By Monica Romano
There must have been a rich and articulated discussion at the plenary session during which the indigenous peoples representatives agreed on the Synthesis of Deliberations, since the following session on opportunities for indigenous women had to start a bit in delay! Certainly, the final outcome of the discussion that will be presented to the IFAD Governing Council will have benefited from the longer time. But this constrained somehow the debate around increasing opportunities for indigenous women as key actors for indigenous peoples’ well-being. Still, the interventions from the three panelists from different developing regions, facilitated by Clare Bishop-Sambrook, IFAD Senior Technical Adviser for Gender and Social Inclusion, were so powerful and inspiring. And hopefully, the debate and follow-up will continue, both in the coming days during the GC and through IFAD-supported interventions in future.
What was common to the presentations made by the three indigenous women panelists was that indigenous women often face disproportionate challenges and constraints, compared to the still persistent gender inequalities that “normally” affect “the other half of heaven”. At the same time, indigenous women are the holders of an immense traditional knowledge, are the “trait d’union” between spiritual and economic activities under the natural environments they live in, and – like all women – are the caretakers of the most vulnerable people in the society – namely the children, the youth and the elderly.

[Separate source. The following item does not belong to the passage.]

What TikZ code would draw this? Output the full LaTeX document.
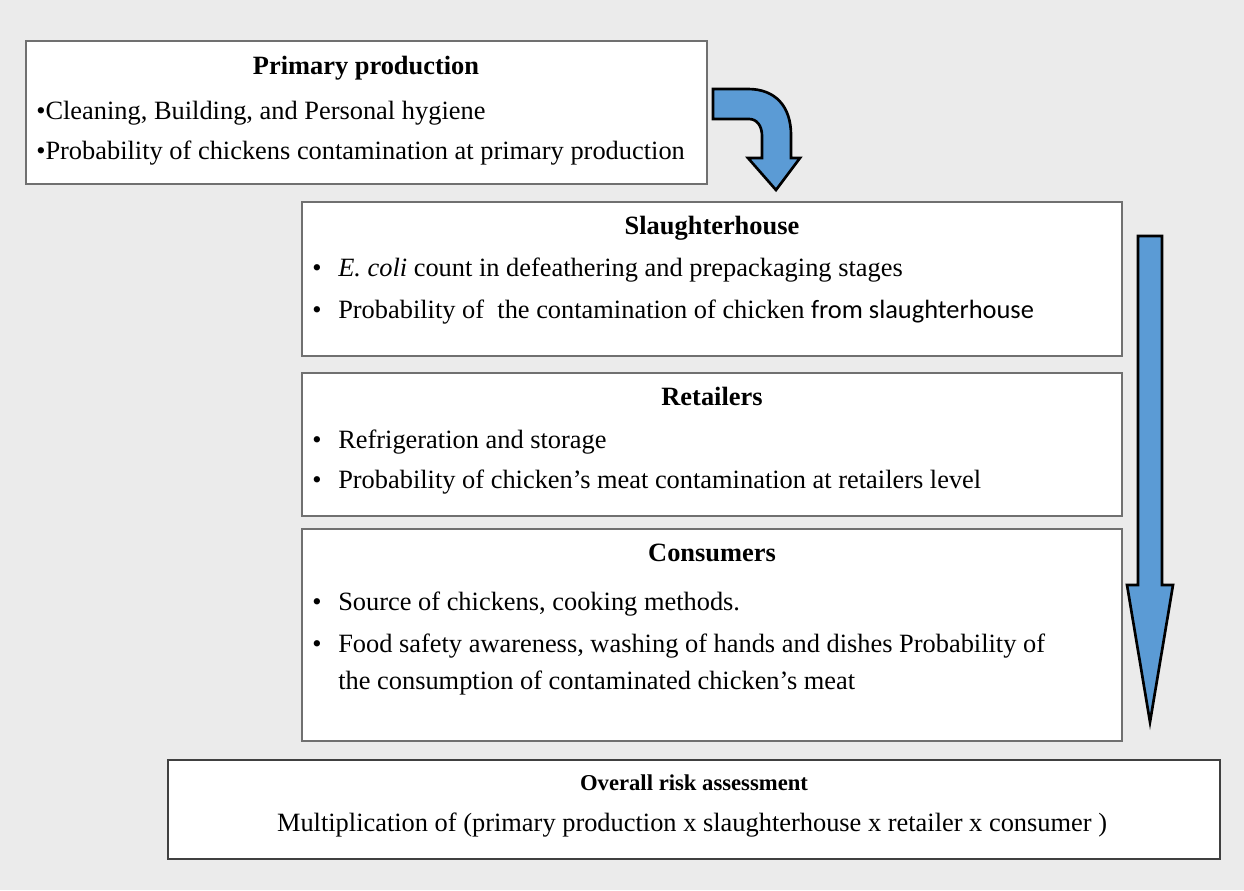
\documentclass[tikz,border=0pt]{standalone}
\usepackage{fontspec}
\setmainfont{Liberation Serif}
\newfontfamily\calibri{Carlito}
\definecolor{bgc}{HTML}{EBEBEB}
\definecolor{arrowblue}{HTML}{5B9BD5}
\definecolor{boxline}{HTML}{707070}
\begin{document}
\begin{tikzpicture}[x=0.75pt,y=-0.75pt,
  box/.style={draw=boxline,line width=1.1pt,fill=white},
  bigarrow/.style={fill=arrowblue,draw=black,line width=2pt,line join=miter},
  txt/.style={anchor=base west,inner sep=0pt,font=\fontsize{19.8}{23}\selectfont},
  ttl/.style={anchor=base,inner sep=0pt,font=\fontsize{19.8}{23}\selectfont\bfseries},
  bul/.style={anchor=base west,inner sep=0pt,font=\fontsize{19.8}{23}\selectfont}]
\fill[bgc] (0,0) rectangle (1244,890);
\useasboundingbox (0,0) rectangle (1244,890);
% boxes
\draw[box] (26,41) rectangle (707,184);
\draw[box] (302,202) rectangle (1122,356);
\draw[box] (302,373) rectangle (1122,516);
\draw[box] (302,529) rectangle (1122,741);
\draw[box,draw=black!75] (168,760) rectangle (1220,859);
% primary production
\node[ttl] (ppt) at (366,74) {Primary production};
\node[txt] (pp1) at (36,119) {•Cleaning, Building, and Personal hygiene};
\node[txt] (pp2) at (36,159) {•Probability of chickens contamination at primary production};
% slaughterhouse
\node[ttl] (sht) at (712,234) {Slaughterhouse};
\node[bul] (shb1) at (312,276) {•};
\node[txt] (sh1) at (338,276) {\textit{E. coli} count in defeathering and prepackaging stages};
\node[bul] (shb2) at (312,318) {•};
\node[txt] (sh2) at (338,318) {Probability of\ \ the contamination of chicken {\calibri from slaughterhouse}};
% retailers
\node[ttl] (ret) at (712,405) {Retailers};
\node[bul] (reb1) at (312,448) {•};
\node[txt] (re1) at (338,448) {Refrigeration and storage};
\node[bul] (reb2) at (312,488) {•};
\node[txt] (re2) at (338,488) {Probability of chicken's meat contamination at retailers level};
% consumers
\node[ttl] (cot) at (712,561) {Consumers};
\node[bul] (cob1) at (312,610) {•};
\node[txt] (co1) at (338,610) {Source of chickens, cooking methods.};
\node[bul] (cob2) at (312,652) {•};
\node[txt] (co2) at (338,652) {Food safety awareness, washing of hands and dishes Probability of};
\node[txt] (co3) at (338,689) {the consumption of contaminated chicken's meat};
% overall
\node[anchor=base,inner sep=0pt,font=\fontsize{17}{20}\selectfont\bfseries] (ovt) at (694,790) {Overall risk assessment};
\node[anchor=base,inner sep=0pt,font=\fontsize{19.8}{23}\selectfont] (ov1) at (692,831) {Multiplication of (primary production x slaughterhouse x retailer x consumer )};
% curved arrow
\draw[bigarrow] (713,89) -- (748,89) .. controls (775,89) and (791,106) .. (791,135) -- (791,158) -- (800,158) -- (776,190) -- (748,158) -- (762,158) -- (762,136) .. controls (762,126) and (757,119) .. (749,119) -- (713,119) -- cycle;
% down arrow
\draw[bigarrow] (1138,236) -- (1162,236) -- (1162,585) -- (1173,585) -- (1150,722) -- (1127,585) -- (1138,585) -- cycle;
\end{tikzpicture}
\end{document}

Agnes Leina, from Ll’ laramatak Community Concerns (Africa), described the plight that the Masaai women find themselves in. They have no rights nor own land and livestock neither can buy and sell them. Still, women are those that feed the community. Under the conditions of pressure for the Masaai to change their lifestyles and livelihood development modalities, the rush for getting land to be transformed into wildlife reserves and national parks, and climate change, women are those suffering the most. When men move elsewhere to copy with these challenges, women remain behind, also to look after the children and the elderly. Illiteracy, early marriage and female genital mutilations add to the specific challenges faced by the Masaai women.
I started feeling discouraged by all that, but fortunately Anima Pushpa Toppo, from Jharkhand Jangal Bachao Andolan (Asia), highlighted some strengths of tribal women in India. Women hold an intimate and special relationship with forests, which are at the basis of the spiritual, cultural and economic life of tribal communities. Forests have always been a source of empowerment of tribal women. Anima also noted that women are also the backbone of traditional knowledge, which is then passed on to younger generations and is an invaluable tool for developing adaptation and NRM strategies in response to environmental shocks and other changes. As a way forward towards tribal women’s empowerment, local institutions (such as Gram Sabha, women groups, youth groups, cultural groups) should be strengthened and community-based resource management should be promoted, while enhancing women’s participation and rights.
I was proud to hear reference to IFAD’s good practices from IFAD projects in the intervention by Myrna Cunningham, from UNPFII (Latin America and the Caribbean). She referred among others to the valorization of traditional production practices, the focus on women’s organizations, the promotion of inter-generational dialogue, and the development of solidarity networks to facilitate women’s participation. When she talked about the need for gathering information for any intervention so that it is disaggregated by gender and ethnic groups, or when she pointed out that there are huge gender gaps within indigenous communities, I felt this to be an invitation for us at IFAD to do even better in project design.
The key role that indigenous women play in local institutions is the last, but not least, thing I want to highlight here. I think this is another pressing invitation to us to invest in those institutions and capacitate them, while making them more inclusive, through the participation of women, including those from indigenous and ethnic minority groups.